= THE PROBLEM =
The lines from the top of the material through the line with "September 30, 2023</text>" are to be set down exactly. Leave the pictures out.

= DATA EXCERPT =
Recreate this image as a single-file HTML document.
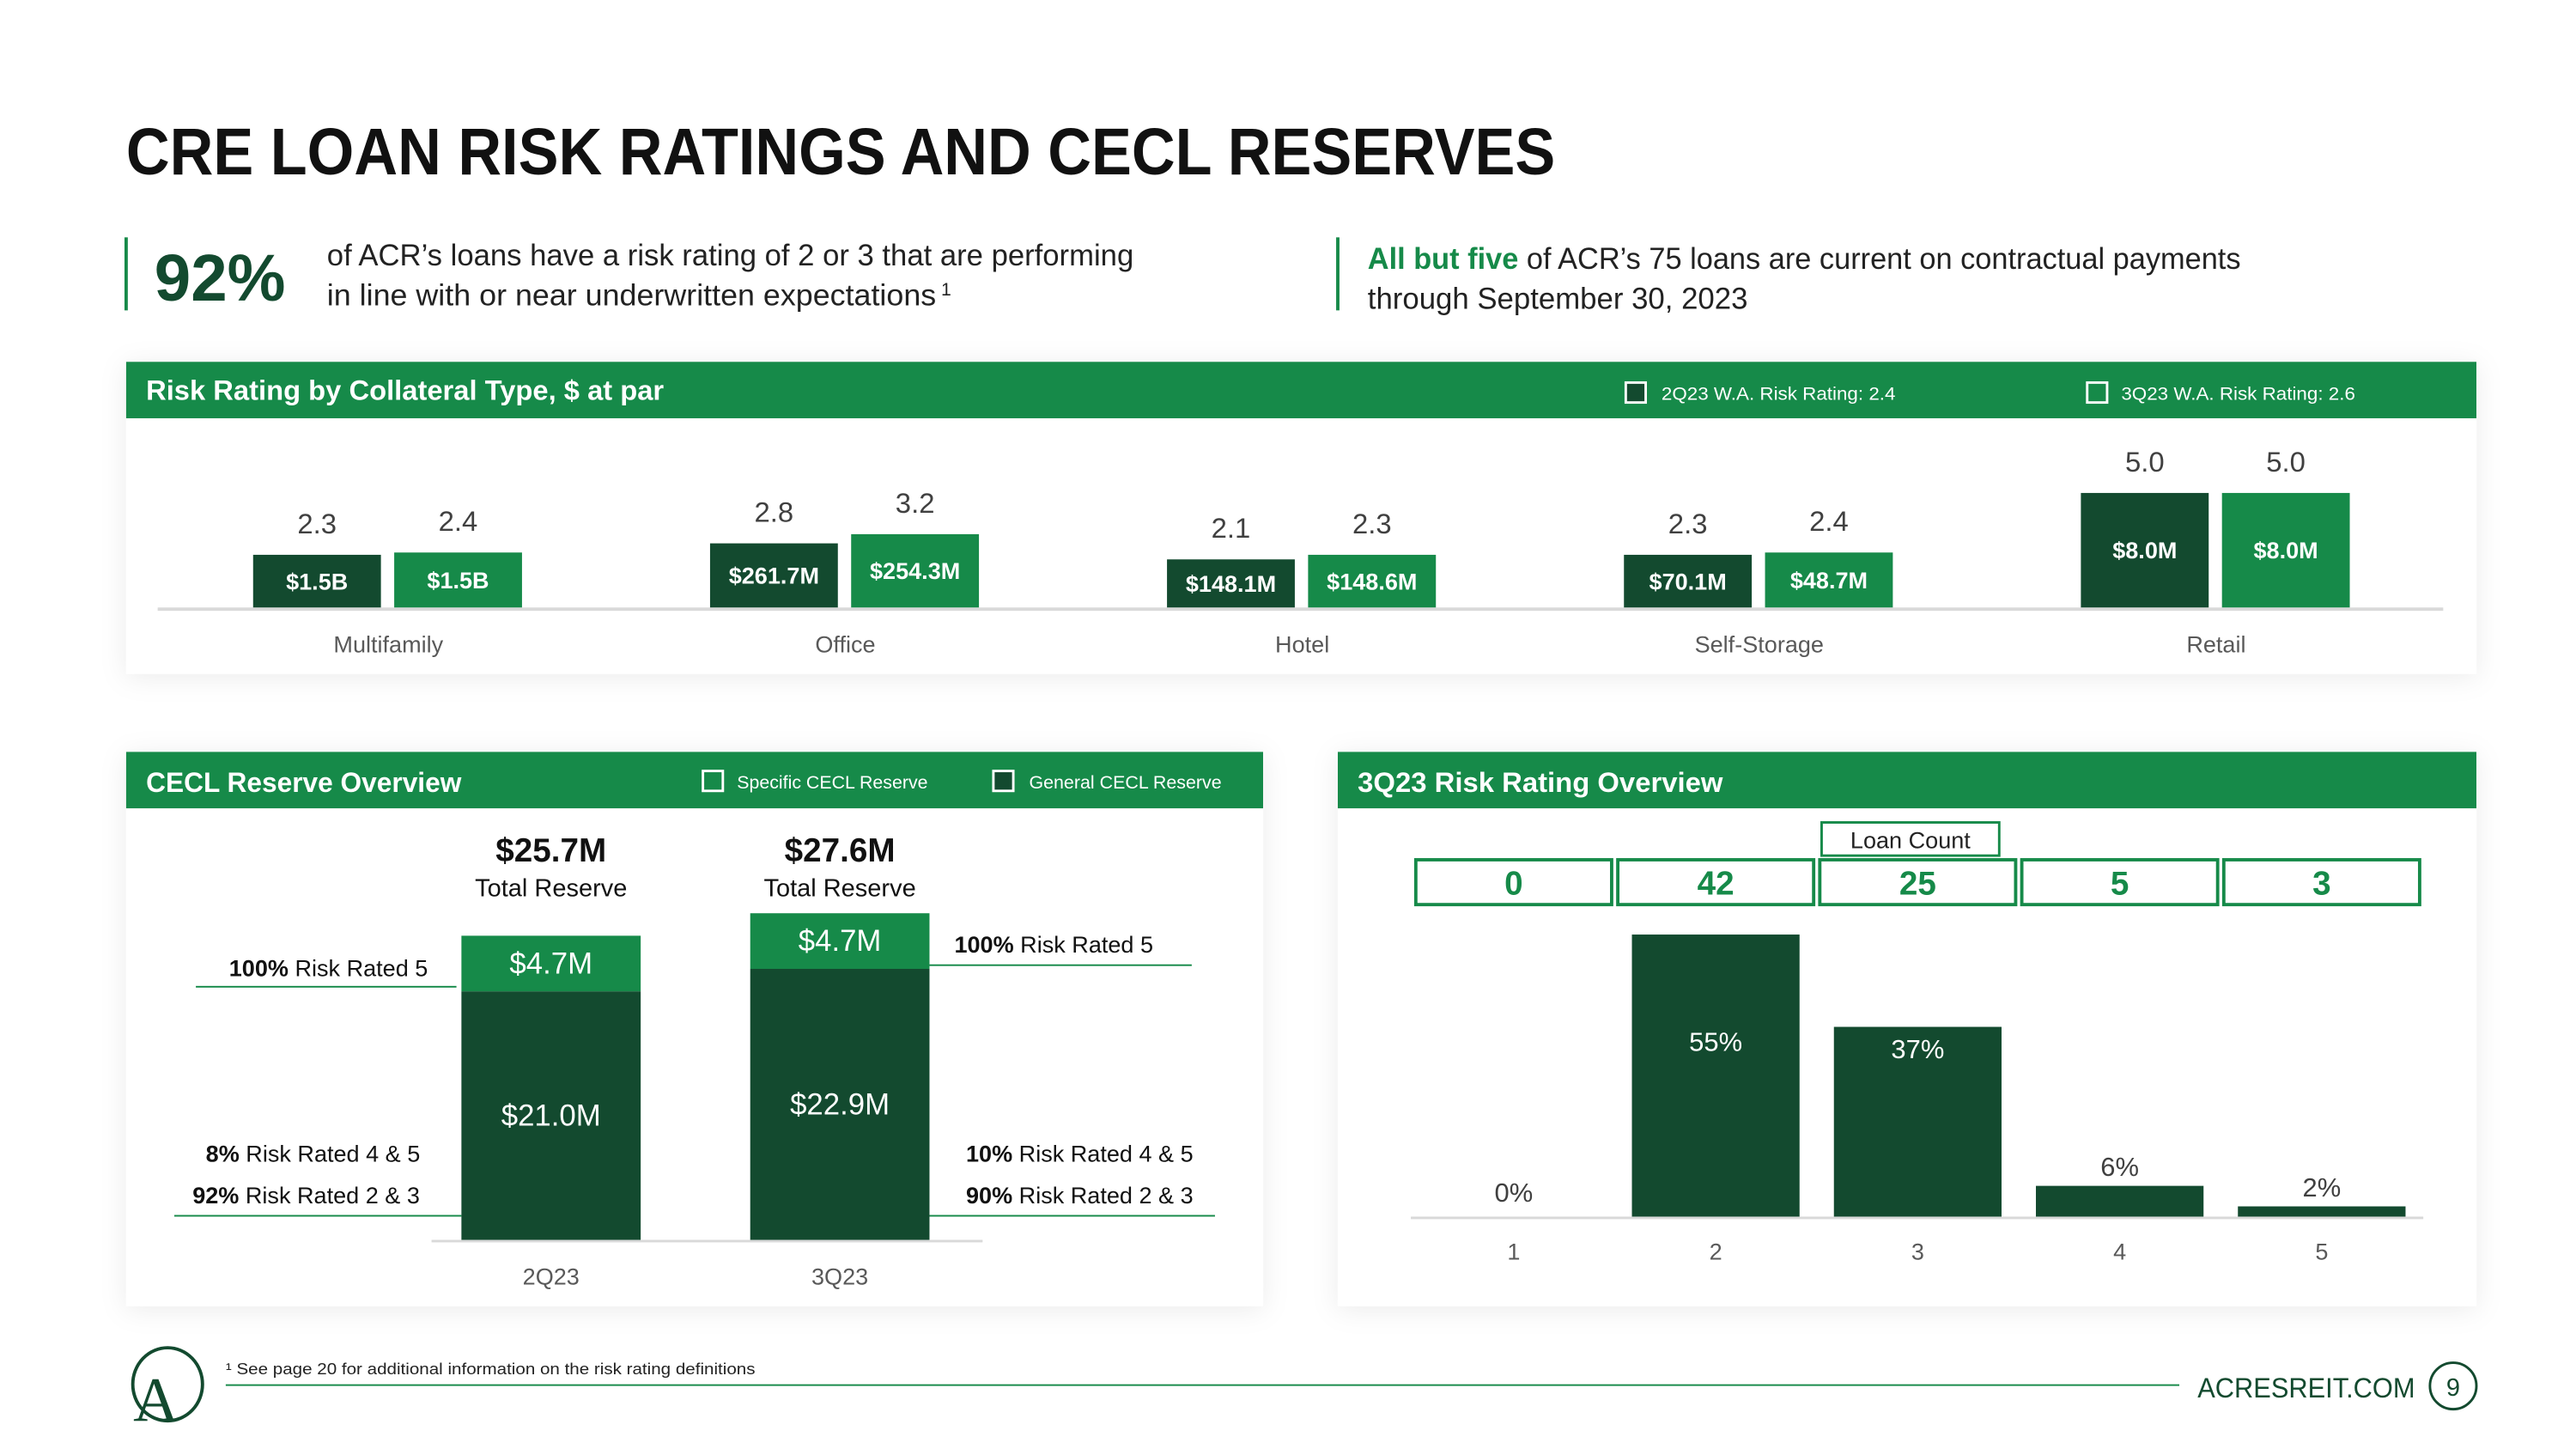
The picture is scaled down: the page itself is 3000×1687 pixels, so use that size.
<!DOCTYPE html>
<html><head><meta charset="utf-8"><style>
html,body{margin:0;padding:0;background:#fff;}
svg{display:block;font-family:"Liberation Sans",sans-serif;}
</style></head><body>
<svg id="s" width="3000" height="1687" viewBox="0 0 1552 873" preserveAspectRatio="none" xmlns="http://www.w3.org/2000/svg">
<defs><filter id="sh" x="-5%" y="-10%" width="110%" height="125%"><feDropShadow dx="0" dy="2" stdDeviation="8" flood-color="#000" flood-opacity="0.08"/></filter></defs>
<text x="76" y="105" font-size="40" font-weight="bold" fill="#111" textLength="861" lengthAdjust="spacingAndGlyphs">CRE LOAN RISK RATINGS AND CECL RESERVES</text>
<rect x="75" y="143" width="2" height="44" fill="#168a49"/>
<text x="93" y="181" font-size="40" font-weight="bold" fill="#134a2f" textLength="79" lengthAdjust="spacingAndGlyphs">92%</text>
<text x="197" y="160" font-size="18" fill="#222" textLength="486" lengthAdjust="spacingAndGlyphs">of ACR’s loans have a risk rating of 2 or 3 that are performing</text>
<text x="197" y="184" font-size="18" fill="#222" textLength="367" lengthAdjust="spacingAndGlyphs">in line with or near underwritten expectations</text>
<text x="567" y="178" font-size="11" fill="#222">1</text>
<rect x="805" y="143" width="2" height="44" fill="#168a49"/>
<text x="824" y="162" font-size="18" fill="#222" textLength="526" lengthAdjust="spacingAndGlyphs"><tspan font-weight="bold" fill="#168a49">All but five</tspan> of ACR’s 75 loans are current on contractual payments</text>
<text x="824" y="186" font-size="18" fill="#222" textLength="229" lengthAdjust="spacingAndGlyphs">through September 30, 2023</text>

<g>
<rect x="76" y="218" width="1416" height="188" fill="#fff" filter="url(#sh)"/>
<rect x="76" y="218" width="1416" height="34" fill="#168a49"/>
<text x="88" y="241" font-size="17" font-weight="bold" fill="#fff" textLength="312" lengthAdjust="spacingAndGlyphs">Risk Rating by Collateral Type, $ at par</text>
<rect x="979.5" y="230.5" width="12" height="12" fill="#134a2f" stroke="#fff" stroke-width="1.5"/>
<text x="1001" y="241" font-size="11" fill="#fff" textLength="141" lengthAdjust="spacingAndGlyphs">2Q23 W.A. Risk Rating: 2.4</text>
<rect x="1257.5" y="230.5" width="12" height="12" fill="#168a49" stroke="#fff" stroke-width="1.5"/>
<text x="1278" y="241" font-size="11" fill="#fff" textLength="141" lengthAdjust="spacingAndGlyphs">3Q23 W.A. Risk Rating: 2.6</text>
<rect x="95" y="366" width="1377" height="2" fill="#d9d9d9"/>
<g id="g1"></g>
</g>

<g>
<rect x="76" y="453" width="685" height="334" fill="#fff" filter="url(#sh)"/>
<rect x="76" y="453" width="685" height="34" fill="#168a49"/>
<text x="88" y="477" font-size="17" font-weight="bold" fill="#fff" textLength="190" lengthAdjust="spacingAndGlyphs">CECL Reserve Overview</text>
<rect x="423.5" y="464.5" width="12" height="12" fill="#168a49" stroke="#fff" stroke-width="1.5"/>
<text x="444" y="475" font-size="11" fill="#fff" textLength="115" lengthAdjust="spacingAndGlyphs">Specific CECL Reserve</text>
<rect x="598.5" y="464.5" width="12" height="12" fill="#134a2f" stroke="#fff" stroke-width="1.5"/>
<text x="620" y="475" font-size="11" fill="#fff" textLength="116" lengthAdjust="spacingAndGlyphs">General CECL Reserve</text>
<rect x="260" y="747" width="332" height="1.5" fill="#d9d9d9"/>
<g font-size="14" fill="#111">
<text x="138" y="588"><tspan font-weight="bold">100%</tspan> Risk Rated 5</text>
<rect x="118" y="594" width="157" height="1" fill="#168a49"/>
<text x="124" y="700"><tspan font-weight="bold">8%</tspan> Risk Rated 4 &amp; 5</text>
<text x="116" y="725"><tspan font-weight="bold">92%</tspan> Risk Rated 2 &amp; 3</text>
<rect x="105" y="732" width="173" height="1" fill="#168a49"/>
<text x="575" y="574"><tspan font-weight="bold">100%</tspan> Risk Rated 5</text>
<rect x="560" y="581" width="158" height="1" fill="#168a49"/>
<text x="582" y="700"><tspan font-weight="bold">10%</tspan> Risk Rated 4 &amp; 5</text>
<text x="582" y="725"><tspan font-weight="bold">90%</tspan> Risk Rated 2 &amp; 3</text>
<rect x="560" y="732" width="172" height="1" fill="#168a49"/>
</g>
<g id="g2"></g>
</g>

<g>
<rect x="806" y="453" width="686" height="334" fill="#fff" filter="url(#sh)"/>
<rect x="806" y="453" width="686" height="34" fill="#168a49"/>
<text x="818" y="477" font-size="17" font-weight="bold" fill="#fff" textLength="220" lengthAdjust="spacingAndGlyphs">3Q23 Risk Rating Overview</text>
<rect x="1097.5" y="495.5" width="107" height="20" fill="none" stroke="#168a49" stroke-width="1.5"/>
<text x="1151" y="511" font-size="14" fill="#222" text-anchor="middle">Loan Count</text>
<rect x="850" y="733" width="610" height="1.5" fill="#d9d9d9"/>
<g id="g3"></g>
</g>

<g>
<g>
<ellipse cx="101" cy="834" rx="21" ry="22" fill="none" stroke="#134a2f" stroke-width="2"/>
<text x="94" y="856" font-family="Liberation Serif,serif" font-size="38" fill="#134a2f" text-anchor="middle">A</text>
</g>
<text x="136" y="828" font-size="9.5" fill="#222" textLength="319" lengthAdjust="spacingAndGlyphs">¹ See page 20 for additional information on the risk rating definitions</text>
<rect x="136" y="834" width="1177" height="1" fill="#168a49"/>
<text x="1324" y="842" font-size="17" fill="#134a2f" textLength="131" lengthAdjust="spacingAndGlyphs">ACRESREIT.COM</text>
<circle cx="1478" cy="835" r="14" fill="none" stroke="#134a2f" stroke-width="1.5"/>
<text x="1478" y="841" font-size="15" fill="#134a2f" text-anchor="middle">9</text>
</g>
</svg>
<script>
// Chart 1: risk rating by collateral type
const cats1 = ["Multifamily","Office","Hotel","Self-Storage","Retail"];
const rating2Q = [2.3,2.8,2.1,2.3,5.0];
const rating3Q = [2.4,3.2,2.3,2.4,5.0];
const par2Q = ["$1.5B","$261.7M","$148.1M","$70.1M","$8.0M"];
const par3Q = ["$1.5B","$254.3M","$148.6M","$48.7M","$8.0M"];
// Chart 2: CECL reserve
const quarters = ["2Q23","3Q23"];
const generalCECL = [21.0,22.9];
const specificCECL = [4.7,4.7];
const totalCECL = ["$25.7M","$27.6M"];
// Chart 3: 3Q23 risk rating overview
const ratings = ["1","2","3","4","5"];
const ratingPct = [0,55,37,6,2];
const loanCounts = [0,42,25,5,3];

const NS="http://www.w3.org/2000/svg";
function mk(parent,tag,attrs,txt){const e=document.createElementNS(NS,tag);for(const k in attrs)e.setAttribute(k,attrs[k]);if(txt!==undefined)e.textContent=txt;parent.appendChild(e);return e;}

// chart 1
const g1=document.getElementById('g1');
const base1=366;
const x1=i=>234+i*275.3;
const y1=v=>v*13.8;
const bw1=77;
cats1.forEach((c,i)=>{
  [[rating2Q,par2Q,-43,'#134a2f','2q23'],[rating3Q,par3Q,42,'#168a49','3q23']].forEach(s=>{
    const cx=x1(i)+s[2], h=y1(s[0][i]);
    const b=mk(g1,'rect',{x:cx-bw1/2,y:base1-h,width:bw1,height:h,fill:s[3]});
    
    
    const l=mk(g1,'text',{x:cx,y:base1-h/2+5,'font-size':14,'font-weight':'bold',fill:'#fff','text-anchor':'middle'},s[1][i]);
    
    
    const r=mk(g1,'text',{x:cx,y:base1-h-13,'font-size':17,fill:'#404040','text-anchor':'middle'},s[0][i].toFixed(1));
    
    
  });
  const t=mk(g1,'text',{x:x1(i),y:393,'font-size':14,fill:'#595959','text-anchor':'middle'},c);
  
  
});

// chart 2
const g2=document.getElementById('g2');
const base2=747;
const x2=i=>332+i*174;
const y2=v=>v*7.13;
const bw2=108;
quarters.forEach((q,i)=>{
  const cx=x2(i), hg=y2(generalCECL[i]), hs=y2(specificCECL[i]);
  const b=mk(g2,'rect',{x:cx-bw2/2,y:base2-hg,width:bw2,height:hg,fill:'#134a2f'});
  
  
  const s=mk(g2,'rect',{x:cx-bw2/2,y:base2-hg-hs,width:bw2,height:hs,fill:'#168a49'});
  
  
  const lg=mk(g2,'text',{x:cx,y:base2-hg*0.5+6,'font-size':18,fill:'#fff','text-anchor':'middle'},'$'+generalCECL[i].toFixed(1)+'M');
  
  
  const ls=mk(g2,'text',{x:cx,y:base2-hg-hs/2+6,'font-size':18,fill:'#fff','text-anchor':'middle'},'$'+specificCECL[i].toFixed(1)+'M');
  
  
  const tt=mk(g2,'text',{x:cx,y:519,'font-size':20,'font-weight':'bold',fill:'#111','text-anchor':'middle'},totalCECL[i]);
  
  
  const tl=mk(g2,'text',{x:cx,y:540,'font-size':15,fill:'#111','text-anchor':'middle'},'Total Reserve');
  
  
  const xl=mk(g2,'text',{x:cx,y:774,'font-size':14,fill:'#595959','text-anchor':'middle'},q);
  
  
});

// chart 3
const g3=document.getElementById('g3');
const base3=733;
const x3=i=>912+i*121.7;
const y3=v=>v*3.09;
const bw3=101;
ratings.forEach((r,i)=>{
  const cx=x3(i), h=y3(ratingPct[i]);
  const box=mk(g3,'rect',{x:cx-59,y:518,width:118,height:27,fill:'none',stroke:'#168a49','stroke-width':2});
  
  
  const ct=mk(g3,'text',{x:cx,y:539,'font-size':20,'font-weight':'bold',fill:'#168a49','text-anchor':'middle'},String(loanCounts[i]));
  
  
  const b=mk(g3,'rect',{x:cx-bw3/2,y:base3-h,width:bw3,height:h,fill:'#134a2f'});
  
  
  let ly,col;
  if(ratingPct[i]>=20){ly=base3-h+(ratingPct[i]>50?70:19);col='#fff';}
  else{ly=base3-h-(h>0?6:9);col='#404040';}
  const pl=mk(g3,'text',{x:cx,y:ly,'font-size':16,fill:col,'text-anchor':'middle'},ratingPct[i]+'%');
  
  
  const xl=mk(g3,'text',{x:cx,y:759,'font-size':14,fill:'#595959','text-anchor':'middle'},r);
  
  
});
</script>
</body></html>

= RESPONSE FOR THIS EXERCISE =
Recreate this image as a single-file HTML document.
The picture is scaled down: the page itself is 3000×1687 pixels, so use that size.
<!DOCTYPE html>
<html><head><meta charset="utf-8"><style>
html,body{margin:0;padding:0;background:#fff;}
svg{display:block;font-family:"Liberation Sans",sans-serif;}
</style></head><body>
<svg id="s" width="3000" height="1687" viewBox="0 0 1552 873" preserveAspectRatio="none" xmlns="http://www.w3.org/2000/svg">
<defs><filter id="sh" x="-5%" y="-10%" width="110%" height="125%"><feDropShadow dx="0" dy="2" stdDeviation="8" flood-color="#000" flood-opacity="0.08"/></filter></defs>
<text x="76" y="105" font-size="40" font-weight="bold" fill="#111" textLength="861" lengthAdjust="spacingAndGlyphs">CRE LOAN RISK RATINGS AND CECL RESERVES</text>
<rect x="75" y="143" width="2" height="44" fill="#168a49"/>
<text x="93" y="181" font-size="40" font-weight="bold" fill="#134a2f" textLength="79" lengthAdjust="spacingAndGlyphs">92%</text>
<text x="197" y="160" font-size="18" fill="#222" textLength="486" lengthAdjust="spacingAndGlyphs">of ACR’s loans have a risk rating of 2 or 3 that are performing</text>
<text x="197" y="184" font-size="18" fill="#222" textLength="367" lengthAdjust="spacingAndGlyphs">in line with or near underwritten expectations</text>
<text x="567" y="178" font-size="11" fill="#222">1</text>
<rect x="805" y="143" width="2" height="44" fill="#168a49"/>
<text x="824" y="162" font-size="18" fill="#222" textLength="526" lengthAdjust="spacingAndGlyphs"><tspan font-weight="bold" fill="#168a49">All but five</tspan> of ACR’s 75 loans are current on contractual payments</text>
<text x="824" y="186" font-size="18" fill="#222" textLength="229" lengthAdjust="spacingAndGlyphs">through September 30, 2023</text>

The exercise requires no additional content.